72. How the weather hindered the advance. The photograph illustrates the difficulty of movement when the weather broke down. Shell-holes were converted into miniature lakes, and, but for the duck-boards leading to the front line trenches, men floundered as in a morass. Many, unfortunately, who fell were swallowed up in the mud, and had to be counted among those posted under the tragic word ‘missing’.
73. Landing of the British troops at Salonika. Many of the troops evacuated from Gallipoli were transferred to Salonika, and with this transference a new phase of the war began. It marked the entry of the British troops into the Balkan theatre of war.
74. The damage done to Cambrai Cathedral.
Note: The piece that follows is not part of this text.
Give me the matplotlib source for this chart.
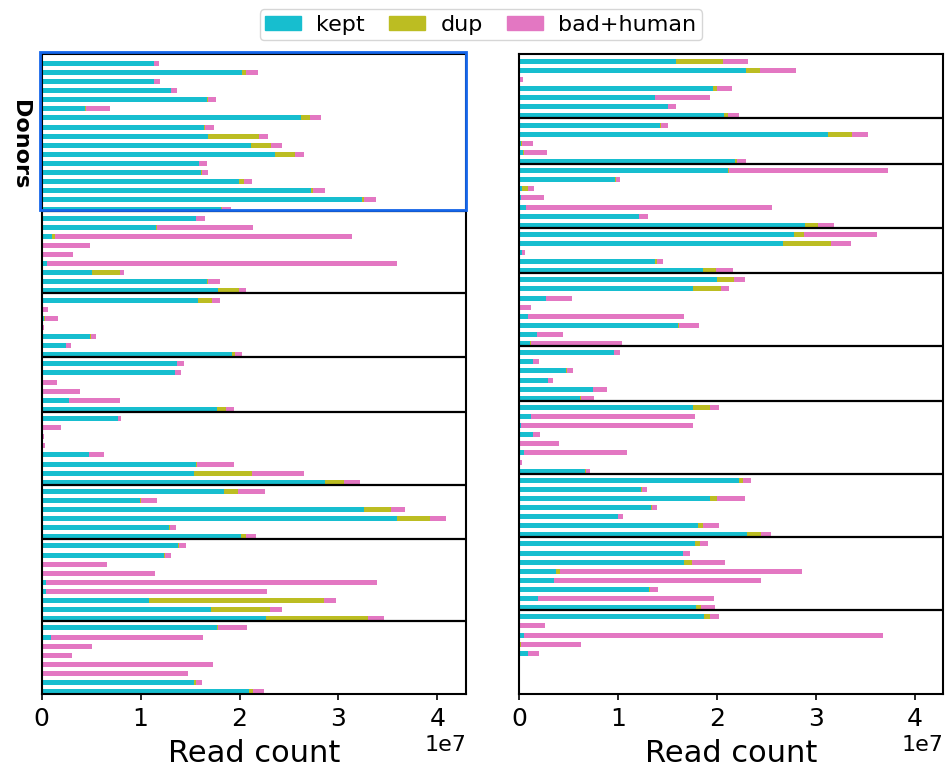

75. Awaiting the attack. This remarkable photograph of an actual attack by the Germans was taken near Ypres, and shows the British trenches manned by the King’s Liverpool Regiment, with bayonets fixed ready for the charge.
76. Our supremacy of the air. A Scouting Squadron of eighteen machines ready to ‘take off’ on a reconnaissance over the German lines. British machines and British pilots, no less than British pluck, wrested the initial advantage from the Germans which they undoubtedly possessed in the first two years of the war, and so completely eclipsed their aerial efforts that hardly a German plane latterly ventured across the British lines.
77. A captured German trench. The grim horrors of war are here shown in all their naked reality. The elaborately planned German defences were battered beyond measure and rendered useless as places of safety by our artillery, many of the Germans surrendered, leaving the inevitable dead, the only occupants of their former habitation.
78. Consolidating a captured position. Not the least important part of ‘consolidating’ a captured position, after it has been held, is that of ‘cleaning up’ and making it habitable after the evacuation of the Boche.
79. The Italian army on the march. The Italians are here seen negotiating a mountain track, hauling their field artillery by man-power to the higher regions of the Carnia, on the Northern Italian front.
80. War among the eternal snows. An Italian fort on the snow-capped peaks of Mount Adamello. The stupendous difficulties that had to be overcome by the Italian army were but little understood in Britain. Infantry and artillery were firmly entrenched on mountain fastnesses formerly known only to the intrepid alpinist.